If $$\mathsf{NP}$$ were known to be closed under set-difference then we would know that $$\mathsf{NP} = \textsf{co-NP}$$. Indeed, for $$L \in \textsf{co-NP}$$, $$L = \Sigma^* \setminus \overline{L}$$ where $$\overline{L} \in \textsf{NP}$$ and hence $$\textsf{co-NP} \subseteq \textsf{NP}$$. Moreover, for $$L \in \textsf{NP}$$, $$L = \Sigma^* \setminus \overline{L}$$ where $$\overline{L} \in \textsf{co-NP} \subseteq \textsf{NP}$$ and hence $$\textsf{NP} \subseteq \textsf{co-NP}$$.
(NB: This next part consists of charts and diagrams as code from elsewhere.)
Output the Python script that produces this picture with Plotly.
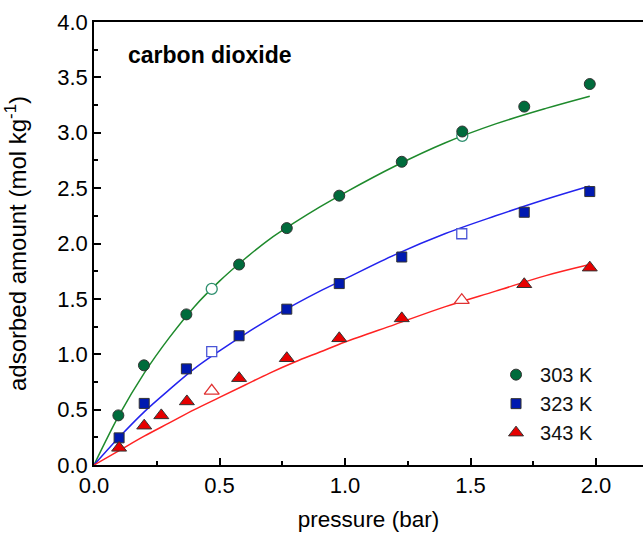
import plotly.graph_objects as go

# measured isotherm points (filled)
p_303 = [0.097, 0.199, 0.368, 0.578, 0.768, 0.977, 1.226, 1.467, 1.714, 1.975]
q_303 = [0.448, 0.90, 1.36, 1.81, 2.139, 2.432, 2.738, 3.011, 3.236, 3.44]
p_323 = [0.10, 0.20, 0.368, 0.578, 0.768, 0.977, 1.226, 1.714, 1.975]
q_323 = [0.245, 0.556, 0.868, 1.167, 1.407, 1.638, 1.878, 2.282, 2.469]
p_343 = [0.10, 0.20, 0.268, 0.37, 0.578, 0.768, 0.977, 1.226, 1.714, 1.975]
q_343 = [0.155, 0.355, 0.448, 0.574, 0.784, 0.964, 1.144, 1.324, 1.632, 1.782]

# open symbols
p_303_open = [0.469, 1.467]
q_303_open = [1.59, 2.972]
p_323_open = [0.469, 1.465]
q_323_open = [1.023, 2.088]
p_343_open = [0.469, 1.465]
q_343_open = [0.67, 1.488]

# fitted curves
p_fit = [0.0, 0.1, 0.2, 0.3, 0.4, 0.5, 0.6, 0.7, 0.8, 0.9, 1.0, 1.2, 1.4, 1.6, 1.8, 1.975]
q_fit_303 = [0.0, 0.45, 0.83, 1.15, 1.43, 1.66, 1.86, 2.04, 2.19, 2.33, 2.46, 2.70, 2.91, 3.08, 3.22, 3.33]
q_fit_323 = [0.0, 0.25, 0.48, 0.68, 0.87, 1.03, 1.18, 1.32, 1.45, 1.57, 1.68, 1.90, 2.09, 2.25, 2.40, 2.52]
q_fit_343 = [0.0, 0.13, 0.26, 0.38, 0.50, 0.61, 0.72, 0.83, 0.93, 1.02, 1.11, 1.27, 1.43, 1.57, 1.71, 1.81]

labels = ["303 K", "323 K", "343 K"]

FONT = "Liberation Sans, Arial, sans-serif"
OUT = "#333333"

fig = go.Figure()

series = [
    (p_fit, q_fit_303, p_303, q_303, p_303_open, q_303_open, "#1e8a2c", "#006b3c", "#2e8f6e", "circle", 11),
    (p_fit, q_fit_323, p_323, q_323, p_323_open, q_323_open, "#2323ee", "#0019b0", "#4a55d6", "square", 10),
    (p_fit, q_fit_343, p_343, q_343, p_343_open, q_343_open, "#ff2222", "#e60000", "#e03030", "triangle-up", 13),
]

for i, (px, qx, pm, qm, po, qo, lc, fc, oc, sym, sz) in enumerate(series):
    fig.add_trace(go.Scatter(x=px, y=qx, mode="lines", line=dict(color=lc, width=1.5, shape="spline"),
                             showlegend=False, hoverinfo="skip"))
for i, (px, qx, pm, qm, po, qo, lc, fc, oc, sym, sz) in enumerate(series):
    fig.add_trace(go.Scatter(x=po, y=qo, mode="markers", showlegend=False,
                             marker=dict(symbol=sym, size=sz, color="white", line=dict(color=oc, width=1.3))))
    fig.add_trace(go.Scatter(x=pm, y=qm, mode="markers", name=labels[i],
                             marker=dict(symbol=sym, size=sz, color=fc, line=dict(color=OUT, width=1))))

fig.add_annotation(text="<b>carbon dioxide</b>", xref="paper", yref="paper", x=0.058, y=0.926,
                   xanchor="left", yanchor="middle", showarrow=False,
                   font=dict(family=FONT, size=23, color="black"))

fig.update_layout(
    width=643, height=534,
    margin=dict(l=94, r=0, t=22, b=69),
    paper_bgcolor="white", plot_bgcolor="white",
    font=dict(family=FONT, size=22, color="black"),
    legend=dict(x=0.725, y=0.248, xanchor="left", yanchor="top", bgcolor="rgba(0,0,0,0)",
                font=dict(family=FONT, size=20, color="#111111"), tracegroupgap=0, itemwidth=38),
    xaxis=dict(range=[0, 2.187], tickvals=[0, 0.5, 1.0, 1.5, 2.0], ticktext=["0.0", "0.5", "1.0", "1.5", "2.0"],
               showgrid=False, zeroline=False, showline=True, linecolor="black", linewidth=1.5, mirror=True,
               ticks="inside", ticklen=7, tickwidth=1.5, tickcolor="black", automargin=False,
               minor=dict(dtick=0.25, ticks="inside", ticklen=4, tickwidth=1.5, tickcolor="black"),
               title=dict(text="pressure (bar)", font=dict(size=22.5), standoff=14),
               tickfont=dict(size=22)),
    yaxis=dict(range=[0, 4.0], tickvals=[0, 0.5, 1.0, 1.5, 2.0, 2.5, 3.0, 3.5, 4.0],
               ticktext=["0.0", "0.5", "1.0", "1.5", "2.0", "2.5", "3.0", "3.5", "4.0"],
               showgrid=False, zeroline=False, showline=True, linecolor="black", linewidth=1.5, mirror=False,
               ticks="inside", ticklen=7, tickwidth=1.5, tickcolor="black", automargin=False,
               minor=dict(dtick=0.25, ticks="inside", ticklen=4, tickwidth=1.5, tickcolor="black"),
               title=dict(text="adsorbed amount (mol kg<sup>-1</sup>)", font=dict(size=24), standoff=24),
               tickfont=dict(size=22)),
)

fig.write_html("out.html")
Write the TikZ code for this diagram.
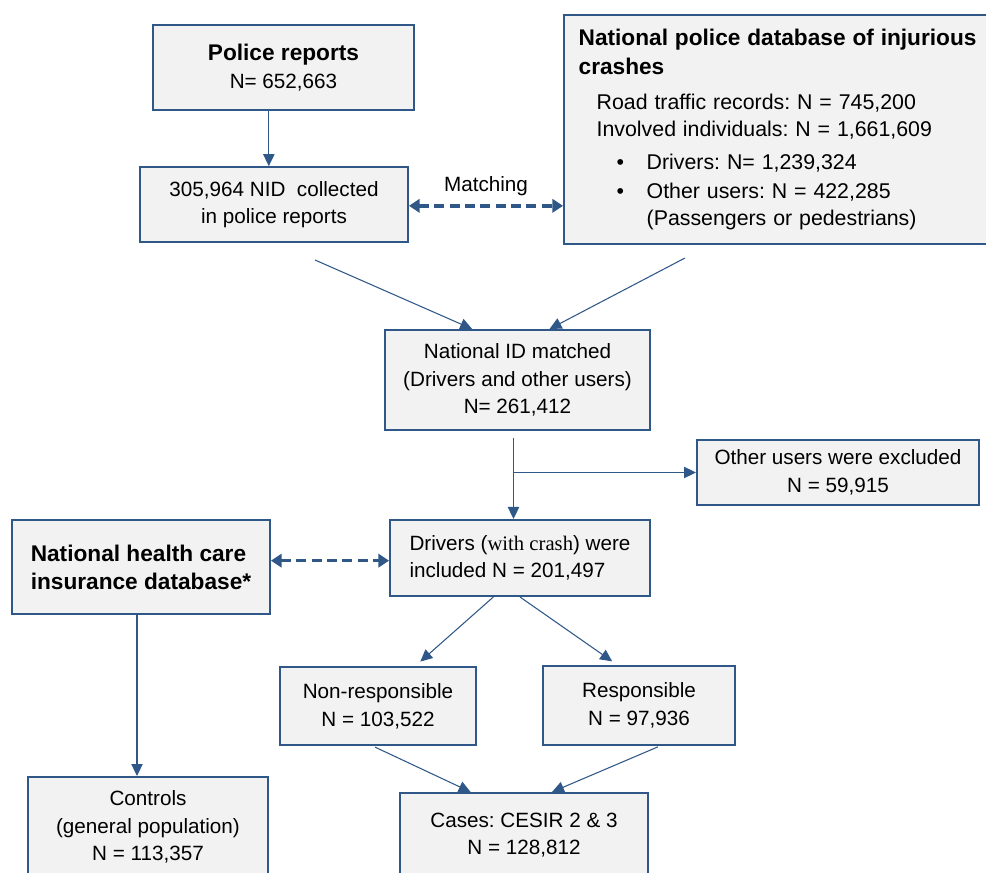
\documentclass[tikz,border=0pt]{standalone}
\usepackage{fontspec}
\setmainfont{Liberation Sans}
\newfontfamily\timesfont{Liberation Serif}
\usetikzlibrary{arrows.meta}
\setlength{\parindent}{0pt}
\frenchspacing
\definecolor{boxblue}{RGB}{47,88,136}
\definecolor{boxgray}{RGB}{242,242,242}

\begin{document}
\begin{tikzpicture}[x=0.75pt, y=-0.75pt,
	font=\fontsize{15.5}{20.75}\selectfont,
	box/.style={draw=boxblue, fill=boxgray, line width=1.5pt, align=center, inner sep=0pt},
	arr/.style={draw=boxblue, line width=0.8pt, -{Triangle[length=9pt,width=8.5pt]}},
	dblarr/.style={draw=boxblue, line width=2.6pt, dash pattern=on 7.5pt off 4pt,
		{Triangle[length=8pt,width=10pt]}-{Triangle[length=8pt,width=10pt]}}]
	\useasboundingbox (0,0) rectangle (986,873);

	% police reports
	\node[box, minimum width=196pt, minimum height=64pt] (police) at (283.5,67.5)
		{{\bfseries\fontsize{17}{21}\selectfont Police reports}\\N= 652,663};
	\node[box, minimum width=201pt, minimum height=56pt] (nid) at (274,204.5)
		{305,964 NID\ \ collected\\in police reports};
	\draw[arr] ([xshift=-11pt]police.south) -- ([xshift=-11pt]police.south |- nid.north);

	% database
	\node[box, anchor=north west, align=left, text width=320pt, inner xsep=11pt,
		minimum height=172pt] (npdb) at (563,14)
		{{\fontsize{17}{21.75}\selectfont\bfseries National police database of injurious\\crashes\par}
		\vspace{6pt}
		{\fontsize{16}{20.25}\selectfont
		\hspace*{13.5pt}Road traffic records: N = 745,200\\
		\hspace*{13.5pt}Involved individuals: N = 1,661,609\\[4.5pt]
		\hspace*{28.5pt}\makebox[22.5pt][l]{•}Drivers: N= 1,239,324\\[2pt]
		\hspace*{28.5pt}\makebox[22.5pt][l]{•}Other users: N = 422,285\\
		\hspace*{51pt}(Passengers or pedestrians)\par}};

	\draw[dblarr] ([yshift=-1pt]nid.east) -- ([yshift=-1pt]nid.east -| npdb.west)
		node[midway, above=3pt] {Matching};

	% matched
	\node[box, minimum width=199pt, minimum height=75pt] (idm) at (517.5,380)
		{National ID matched\\(Drivers and other users)\\N= 261,412};
	\coordinate (l1) at (315,260);
	\coordinate (l2) at (685,258);
	\draw[arr] (l1) -- ([xshift=-34pt]idm.north);
	\draw[arr] (l2) -- ([xshift=24pt]idm.north);

	\node[box, minimum width=211.5pt, minimum height=49pt] (other) at (838,472.5)
		{Other users were excluded\\N = 59,915};
	\node[box, align=left, minimum width=195pt, minimum height=57pt] (drivers) at (520,558)
		{Drivers ({\timesfont with crash}) were\\included N = 201,497};
	\draw[arr, shorten <=5pt] ([xshift=-3pt]idm.south) -- ([xshift=-3pt]idm.south |- drivers.north);
	\coordinate (br) at ([xshift=-3pt]idm.south |- other.west);
	\draw[arr] (br) -- (other.west);

	% health care
	\node[box, align=left, minimum width=193.5pt, minimum height=70.5pt,
		font=\fontsize{17}{21}\selectfont\bfseries] (health) at (141,567)
		{National health care\\insurance database*};
	\draw[dblarr] ([yshift=-2pt]drivers.west -| health.east) -- ([yshift=-2pt]drivers.west);

	% responsibility
	\node[box, minimum width=147pt, minimum height=58.5pt] (nonresp) at (378,706)
		{Non-responsible\\N = 103,522};
	\node[box, minimum width=144pt, minimum height=59pt] (resp) at (639,705.5)
		{Responsible\\N = 97,936};
	\draw[arr, shorten >=5pt] ([xshift=-20pt]drivers.south) -- ([xshift=28pt]nonresp.north);
	\draw[arr, shorten >=5pt] (drivers.south) -- ([xshift=-16pt]resp.north);

	% controls and cases
	\node[box, minimum width=180pt, minimum height=75pt] (controls) at (148,827)
		{Controls\\(general population)\\N = 113,357};
	\node[box, minimum width=186pt, minimum height=63pt] (cases) at (524,835)
		{Cases: CESIR 2 \& 3\\N = 128,812};
	\draw[arr] ([xshift=-3pt]health.south) -- ([xshift=-3pt]health.south |- controls.north);
	\draw[arr, shorten <=2pt] ([xshift=-4pt]nonresp.south) -- ([xshift=-40pt]cases.north);
	\draw[arr, shorten <=2pt] ([xshift=16pt]resp.south) -- ([xshift=21pt]cases.north);

\end{tikzpicture}
\end{document}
On the other hand, if $$\mathsf{NP}$$ was known not to be closed under set-difference then we would know that $$\mathsf{P} \neq \mathsf{NP}$$ (since $$\mathsf{P}$$ is closed under set difference).
Regarding the symmetric difference, notice that $$\Sigma^* \, \Delta \, L = (\Sigma^* \setminus L) \cup (L \setminus \Sigma^*) = (\Sigma^* \setminus L) \cup \emptyset = \Sigma^* \setminus L = \overline{L}$$.